STATED GOAL -
Copy out each line exactly; pictures stay out of the copy.

SOURCE EXCERPT -
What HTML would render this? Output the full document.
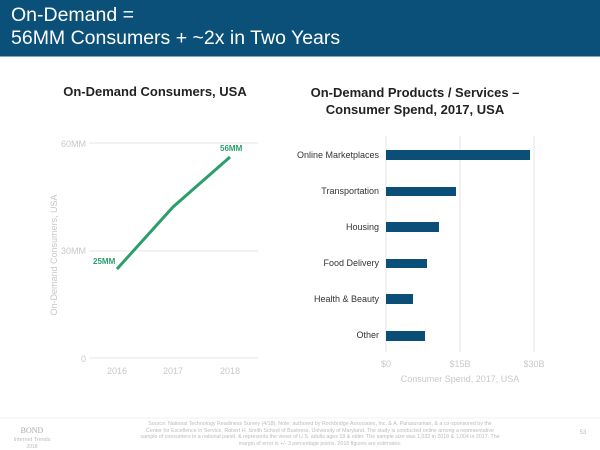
<!DOCTYPE html>
<html><head><meta charset="utf-8"><style>
body{margin:0;width:600px;height:450px;background:#fff;overflow:hidden;font-family:"Liberation Sans",Arial,sans-serif;position:relative}
.hdr{position:absolute;left:0;top:0;width:600px;height:56px;background:#0b5079;border-bottom:1px solid #7fa7c2}
.hdr div{position:absolute;left:11px;color:#fff;font-size:19.5px;line-height:22px}
.t{position:absolute;font-weight:bold;font-size:13px;color:#222;text-align:center}
.lbl{position:absolute;font-size:9.5px;color:#333;text-align:right;width:120px}
.g{color:#c8c8c8}
.f{position:absolute;font-size:5.3px;color:#bbb;line-height:6.6px;text-align:center}
</style></head><body>
<div class="hdr"><div style="top:4px">On-Demand =</div><div style="top:27px">56MM Consumers + ~2x in Two Years</div></div>
<div class="t" style="left:40px;width:230px;top:84px">On-Demand Consumers, USA</div>
<div class="t" style="left:295px;width:240px;top:84px;line-height:17px">On-Demand Products / Services –<br>Consumer Spend, 2017, USA</div>
<svg width="600" height="450" style="position:absolute;left:0;top:0" font-family="Liberation Sans,Arial,sans-serif">
<g stroke="#e6e6e6" stroke-width="1">
<line x1="89" y1="143" x2="258" y2="143"/><line x1="89" y1="251" x2="258" y2="251"/><line x1="89" y1="358" x2="258" y2="358"/>
<line x1="386" y1="136" x2="386" y2="352"/><line x1="460" y1="136" x2="460" y2="352"/><line x1="534" y1="136" x2="534" y2="352"/>
</g>
<g font-size="9" fill="#c8c8c8" text-anchor="end">
<text x="86" y="147">60MM</text><text x="86" y="254">30MM</text><text x="86" y="362">0</text></g>
<g font-size="9" fill="#c8c8c8" text-anchor="middle">
<text x="117" y="374">2016</text><text x="173" y="374">2017</text><text x="230" y="374">2018</text>
<text x="386" y="367">$0</text><text x="460" y="367">$15B</text><text x="534" y="367">$30B</text>
<text x="460" y="382">Consumer Spend, 2017, USA</text>
<text transform="translate(57,255) rotate(-90)">On-Demand Consumers, USA</text></g>
<polyline points="117,269 173,207 230,157" fill="none" stroke="#2a9f6a" stroke-width="3"/>
<g font-size="8" font-weight="bold" fill="#2a9f6a"><text x="93" y="264">25MM</text><text x="220" y="151">56MM</text></g>
<g fill="#0b4e78">
<rect x="386" y="150" width="144" height="10"/><rect x="386" y="187" width="70" height="9"/>
<rect x="386" y="222" width="53" height="10"/><rect x="386" y="259" width="41" height="9"/>
<rect x="386" y="294" width="27" height="10"/><rect x="386" y="331" width="39" height="10"/></g>
<g font-size="9" fill="#333" text-anchor="end">
<text x="379" y="158">Online Marketplaces</text><text x="379" y="194">Transportation</text>
<text x="379" y="230">Housing</text><text x="379" y="266">Food Delivery</text>
<text x="379" y="302">Health &amp; Beauty</text><text x="379" y="338">Other</text></g>
<line x1="0" y1="418" x2="600" y2="418" stroke="#f0f0f0"/>
<text x="32" y="433" font-size="8" fill="#aaa" font-family="Liberation Serif,serif" text-anchor="middle">BOND</text>
<text x="32" y="441" font-size="5.5" fill="#bbb" text-anchor="middle">Internet Trends</text>
<text x="32" y="448" font-size="5" fill="#bbb" text-anchor="middle">2018</text>
<text x="583" y="434" font-size="6" fill="#bbb" text-anchor="middle">53</text>
</svg>
<div class="f" style="left:140px;width:360px;top:421px">Source: National Technology Readiness Survey (4/18). Note: authored by Rockbridge Associates, Inc. &amp; A. Parasuraman, &amp; a co-sponsored by the Center for Excellence in Service, Robert H. Smith School of Business, University of Maryland. The study is conducted online among a representative sample of consumers in a national panel, &amp; represents the views of U.S. adults ages 18 &amp; older. The sample size was 1,032 in 2018 &amp; 1,004 in 2017. The margin of error is +/- 3 percentage points. 2018 figures are estimates.</div>
</body></html>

THE COMPLETED TASK -
What HTML would render this? Output the full document.
<!DOCTYPE html>
<html><head><meta charset="utf-8"><style>
body{margin:0;width:600px;height:450px;background:#fff;overflow:hidden;font-family:"Liberation Sans",Arial,sans-serif;position:relative}
.hdr{position:absolute;left:0;top:0;width:600px;height:56px;background:#0b5079;border-bottom:1px solid #7fa7c2}
.hdr div{position:absolute;left:11px;color:#fff;font-size:19.5px;line-height:22px}
.t{position:absolute;font-weight:bold;font-size:13px;color:#222;text-align:center}
.lbl{position:absolute;font-size:9.5px;color:#333;text-align:right;width:120px}
.g{color:#c8c8c8}
.f{position:absolute;font-size:5.3px;color:#bbb;line-height:6.6px;text-align:center}
</style></head><body>
<div class="hdr"><div style="top:4px">On-Demand =</div><div style="top:27px">56MM Consumers + ~2x in Two Years</div></div>
<div class="t" style="left:40px;width:230px;top:84px">On-Demand Consumers, USA</div>
<div class="t" style="left:295px;width:240px;top:84px;line-height:17px">On-Demand Products / Services –<br>Consumer Spend, 2017, USA</div>
<svg width="600" height="450" style="position:absolute;left:0;top:0" font-family="Liberation Sans,Arial,sans-serif">
<g stroke="#e6e6e6" stroke-width="1">
<line x1="89" y1="143" x2="258" y2="143"/><line x1="89" y1="251" x2="258" y2="251"/><line x1="89" y1="358" x2="258" y2="358"/>
<line x1="386" y1="136" x2="386" y2="352"/><line x1="460" y1="136" x2="460" y2="352"/><line x1="534" y1="136" x2="534" y2="352"/>
</g>
<g font-size="9" fill="#c8c8c8" text-anchor="end">
<text x="86" y="147">60MM</text><text x="86" y="254">30MM</text><text x="86" y="362">0</text></g>
<g font-size="9" fill="#c8c8c8" text-anchor="middle">
<text x="117" y="374">2016</text><text x="173" y="374">2017</text><text x="230" y="374">2018</text>
<text x="386" y="367">$0</text><text x="460" y="367">$15B</text><text x="534" y="367">$30B</text>
<text x="460" y="382">Consumer Spend, 2017, USA</text>
<text transform="translate(57,255) rotate(-90)">On-Demand Consumers, USA</text></g>
<polyline points="117,269 173,207 230,157" fill="none" stroke="#2a9f6a" stroke-width="3"/>
<g font-size="8" font-weight="bold" fill="#2a9f6a"><text x="93" y="264">25MM</text><text x="220" y="151">56MM</text></g>
<g fill="#0b4e78">
<rect x="386" y="150" width="144" height="10"/><rect x="386" y="187" width="70" height="9"/>
<rect x="386" y="222" width="53" height="10"/><rect x="386" y="259" width="41" height="9"/>
<rect x="386" y="294" width="27" height="10"/><rect x="386" y="331" width="39" height="10"/></g>
<g font-size="9" fill="#333" text-anchor="end">
<text x="379" y="158">Online Marketplaces</text><text x="379" y="194">Transportation</text>
<text x="379" y="230">Housing</text><text x="379" y="266">Food Delivery</text>
<text x="379" y="302">Health &amp; Beauty</text><text x="379" y="338">Other</text></g>
<line x1="0" y1="418" x2="600" y2="418" stroke="#f0f0f0"/>
<text x="32" y="433" font-size="8" fill="#aaa" font-family="Liberation Serif,serif" text-anchor="middle">BOND</text>
<text x="32" y="441" font-size="5.5" fill="#bbb" text-anchor="middle">Internet Trends</text>
<text x="32" y="448" font-size="5" fill="#bbb" text-anchor="middle">2018</text>
<text x="583" y="434" font-size="6" fill="#bbb" text-anchor="middle">53</text>
</svg>
<div class="f" style="left:140px;width:360px;top:421px">Source: National Technology Readiness Survey (4/18). Note: authored by Rockbridge Associates, Inc. &amp; A. Parasuraman, &amp; a co-sponsored by the Center for Excellence in Service, Robert H. Smith School of Business, University of Maryland. The study is conducted online among a representative sample of consumers in a national panel, &amp; represents the views of U.S. adults ages 18 &amp; older. The sample size was 1,032 in 2018 &amp; 1,004 in 2017. The margin of error is +/- 3 percentage points. 2018 figures are estimates.</div>
</body></html>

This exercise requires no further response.